London's Mayor Boris Johnson. — Photo by Reuters

LONDON: Calls for greater fiscal union to fix the euro zone financial crisis are crazy, London's Mayor Boris Johnson said on Tuesday, contradicting the Conservative-led government's official line, showing a widening rift within the centre-right party.

The intervention by the Conservative mayor distances him from the party leadership, which has joined others in saying the answer to the single currency area's debt problems is some form of coordinated management of national budgets and taxes.

But his comments will endear him to right-wing Conservatives looking for a new rallying point after the resignation of eurosceptic Defence Minister Liam Fox and frustrated with the government's failure to get tough on Europe.

“I think it is absolutely crazy at the moment deciding that the solution to the euro crisis is to intensify fiscal union and try to create an economic government of Europe,” Johnson told reporters at a lunch in parliament.

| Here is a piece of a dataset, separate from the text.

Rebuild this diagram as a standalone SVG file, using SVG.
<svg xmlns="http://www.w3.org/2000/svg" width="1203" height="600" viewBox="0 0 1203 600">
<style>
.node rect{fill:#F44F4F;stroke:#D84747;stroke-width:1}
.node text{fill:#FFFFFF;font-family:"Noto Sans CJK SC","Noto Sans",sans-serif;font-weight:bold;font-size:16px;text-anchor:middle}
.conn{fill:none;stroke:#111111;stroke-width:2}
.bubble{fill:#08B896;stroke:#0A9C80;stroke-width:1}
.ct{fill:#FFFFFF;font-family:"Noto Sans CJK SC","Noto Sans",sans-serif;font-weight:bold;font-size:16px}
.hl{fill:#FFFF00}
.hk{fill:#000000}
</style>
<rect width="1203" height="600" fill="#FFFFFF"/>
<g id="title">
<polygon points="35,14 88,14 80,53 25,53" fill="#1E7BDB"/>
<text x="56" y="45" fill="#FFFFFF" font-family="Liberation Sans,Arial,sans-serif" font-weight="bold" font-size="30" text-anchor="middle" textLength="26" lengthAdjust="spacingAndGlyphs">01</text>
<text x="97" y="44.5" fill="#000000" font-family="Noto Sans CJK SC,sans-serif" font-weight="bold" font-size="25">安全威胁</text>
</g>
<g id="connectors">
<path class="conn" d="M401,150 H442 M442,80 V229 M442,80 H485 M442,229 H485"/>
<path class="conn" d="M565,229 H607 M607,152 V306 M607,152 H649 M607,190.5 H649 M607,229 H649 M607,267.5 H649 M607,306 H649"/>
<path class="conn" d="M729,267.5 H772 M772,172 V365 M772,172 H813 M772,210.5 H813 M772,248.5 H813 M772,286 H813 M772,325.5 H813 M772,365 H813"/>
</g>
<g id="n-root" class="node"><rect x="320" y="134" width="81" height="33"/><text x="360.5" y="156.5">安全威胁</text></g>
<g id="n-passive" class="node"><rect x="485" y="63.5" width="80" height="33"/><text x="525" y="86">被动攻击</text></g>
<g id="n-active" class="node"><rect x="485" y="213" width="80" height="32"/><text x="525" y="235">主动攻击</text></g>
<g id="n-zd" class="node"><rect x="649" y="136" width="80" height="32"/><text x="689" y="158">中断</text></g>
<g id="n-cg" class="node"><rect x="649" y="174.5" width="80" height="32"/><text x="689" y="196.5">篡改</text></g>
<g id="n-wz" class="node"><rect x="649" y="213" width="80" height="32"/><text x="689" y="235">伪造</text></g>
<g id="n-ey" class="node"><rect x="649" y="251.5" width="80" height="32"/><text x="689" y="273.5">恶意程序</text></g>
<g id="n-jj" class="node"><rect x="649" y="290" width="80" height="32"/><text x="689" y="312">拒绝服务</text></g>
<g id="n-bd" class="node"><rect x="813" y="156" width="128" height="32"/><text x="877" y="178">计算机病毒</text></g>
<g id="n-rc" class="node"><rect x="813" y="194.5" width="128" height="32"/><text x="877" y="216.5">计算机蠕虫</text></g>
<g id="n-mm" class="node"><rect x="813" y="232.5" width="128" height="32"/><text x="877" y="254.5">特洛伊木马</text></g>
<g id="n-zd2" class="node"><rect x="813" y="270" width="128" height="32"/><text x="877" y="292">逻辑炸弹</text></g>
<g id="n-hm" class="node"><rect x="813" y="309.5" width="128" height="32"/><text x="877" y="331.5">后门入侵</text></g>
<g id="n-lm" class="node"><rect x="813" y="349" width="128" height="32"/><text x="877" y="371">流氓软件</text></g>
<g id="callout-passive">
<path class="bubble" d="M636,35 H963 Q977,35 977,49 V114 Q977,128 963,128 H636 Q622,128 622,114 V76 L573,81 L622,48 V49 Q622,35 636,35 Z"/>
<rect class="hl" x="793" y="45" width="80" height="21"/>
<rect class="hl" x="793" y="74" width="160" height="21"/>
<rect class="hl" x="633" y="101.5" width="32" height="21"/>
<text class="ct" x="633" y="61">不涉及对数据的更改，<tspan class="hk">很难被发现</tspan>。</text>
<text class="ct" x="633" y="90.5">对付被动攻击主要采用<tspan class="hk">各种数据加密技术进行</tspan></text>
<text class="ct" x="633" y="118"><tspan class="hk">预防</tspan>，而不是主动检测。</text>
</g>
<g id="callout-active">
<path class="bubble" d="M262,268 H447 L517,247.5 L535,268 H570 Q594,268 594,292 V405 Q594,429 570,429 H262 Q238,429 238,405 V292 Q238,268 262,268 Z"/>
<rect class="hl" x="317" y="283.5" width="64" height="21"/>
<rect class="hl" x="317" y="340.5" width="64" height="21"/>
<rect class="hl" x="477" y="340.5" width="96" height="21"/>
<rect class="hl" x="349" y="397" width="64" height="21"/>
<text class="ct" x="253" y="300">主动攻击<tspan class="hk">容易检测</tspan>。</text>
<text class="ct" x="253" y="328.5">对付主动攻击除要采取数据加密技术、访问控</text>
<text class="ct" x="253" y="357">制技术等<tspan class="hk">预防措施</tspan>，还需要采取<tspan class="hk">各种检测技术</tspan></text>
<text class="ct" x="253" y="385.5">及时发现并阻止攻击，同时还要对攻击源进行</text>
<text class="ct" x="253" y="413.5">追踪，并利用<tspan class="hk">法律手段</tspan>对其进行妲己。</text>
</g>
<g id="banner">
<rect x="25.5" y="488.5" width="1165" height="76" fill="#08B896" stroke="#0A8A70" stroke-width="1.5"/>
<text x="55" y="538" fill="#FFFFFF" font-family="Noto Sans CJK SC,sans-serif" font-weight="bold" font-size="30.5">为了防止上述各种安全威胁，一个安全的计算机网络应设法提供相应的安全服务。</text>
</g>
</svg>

Johnson is seen as a potential successor to Prime Minister David Cameron, who remains secure in his position but has upset his party's right wing by failing to deliver a referendum on Britain's EU membership after coming to power in coalition with centre-left Liberal Democrats last year.

Johnson's role as head of London's civic administration, as well as overseeing preparations for next year's Olympic Games in the capital, gives him a powerful base from which to launch any challenge to Cameron.

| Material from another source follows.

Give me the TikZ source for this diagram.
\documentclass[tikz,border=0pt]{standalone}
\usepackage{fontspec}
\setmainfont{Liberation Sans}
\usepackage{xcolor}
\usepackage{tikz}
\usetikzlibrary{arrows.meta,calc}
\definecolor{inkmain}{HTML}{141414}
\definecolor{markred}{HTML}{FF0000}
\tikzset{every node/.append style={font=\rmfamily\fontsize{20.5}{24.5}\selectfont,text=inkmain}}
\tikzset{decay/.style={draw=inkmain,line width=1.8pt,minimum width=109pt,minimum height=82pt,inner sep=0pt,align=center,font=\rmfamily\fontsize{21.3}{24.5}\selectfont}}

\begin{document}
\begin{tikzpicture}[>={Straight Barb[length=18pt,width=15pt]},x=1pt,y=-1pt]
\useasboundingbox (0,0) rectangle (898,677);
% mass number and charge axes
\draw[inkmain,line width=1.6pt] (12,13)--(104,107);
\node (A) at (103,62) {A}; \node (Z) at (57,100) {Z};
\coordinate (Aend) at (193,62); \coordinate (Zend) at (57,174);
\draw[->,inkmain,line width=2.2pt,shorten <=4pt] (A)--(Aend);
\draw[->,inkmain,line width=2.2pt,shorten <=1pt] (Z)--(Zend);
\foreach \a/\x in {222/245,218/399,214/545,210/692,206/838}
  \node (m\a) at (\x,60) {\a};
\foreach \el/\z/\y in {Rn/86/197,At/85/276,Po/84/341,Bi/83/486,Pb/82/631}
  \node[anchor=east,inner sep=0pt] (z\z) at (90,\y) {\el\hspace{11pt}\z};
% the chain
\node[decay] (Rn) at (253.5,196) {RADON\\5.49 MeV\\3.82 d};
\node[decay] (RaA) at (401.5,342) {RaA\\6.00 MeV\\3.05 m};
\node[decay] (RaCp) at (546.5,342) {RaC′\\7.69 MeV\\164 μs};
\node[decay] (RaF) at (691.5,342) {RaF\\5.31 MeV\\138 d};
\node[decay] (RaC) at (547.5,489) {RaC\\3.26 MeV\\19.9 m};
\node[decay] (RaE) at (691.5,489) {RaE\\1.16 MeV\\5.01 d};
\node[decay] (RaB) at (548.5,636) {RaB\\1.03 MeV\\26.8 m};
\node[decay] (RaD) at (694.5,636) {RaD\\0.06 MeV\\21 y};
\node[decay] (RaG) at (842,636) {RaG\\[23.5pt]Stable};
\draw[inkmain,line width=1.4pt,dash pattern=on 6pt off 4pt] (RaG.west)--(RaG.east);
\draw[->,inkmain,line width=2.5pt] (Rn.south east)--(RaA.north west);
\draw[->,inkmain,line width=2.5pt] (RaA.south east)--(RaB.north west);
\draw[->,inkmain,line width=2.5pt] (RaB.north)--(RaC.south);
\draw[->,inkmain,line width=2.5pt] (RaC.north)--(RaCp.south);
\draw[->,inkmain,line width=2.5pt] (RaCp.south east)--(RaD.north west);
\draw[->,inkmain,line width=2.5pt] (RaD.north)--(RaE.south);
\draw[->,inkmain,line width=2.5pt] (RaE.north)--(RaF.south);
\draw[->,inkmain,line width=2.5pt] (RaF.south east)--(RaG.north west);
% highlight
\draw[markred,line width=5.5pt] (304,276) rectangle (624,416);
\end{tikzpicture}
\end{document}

The outspoken mayor, a former member of parliament who enjoys a high profile in Britain as a witty speaker and writer, has previously called for indebted Greece to leave the euro.

Britain is a member of the European Union but outside the 17-member euro zone.

Euro zone leaders meet on October 23 to discuss further aid for Greece, with tighter controls on Athens's progress on privatisation and other reforms high on the agenda.

Johnson said the lesson of Britain's ejection in 1992 from the European Exchange Rate Mechanism — when markets forced a devaluation of sterling — was that without international confidence any euro zone rescue plan would ultimately fail.

“If people know that the system can dissolve, then obviously they are going to wait for the moment when it does,” Johnson said.

“That is the fundamental, inescapable problem that we face in endlessly trying to bail these countries out,” he added.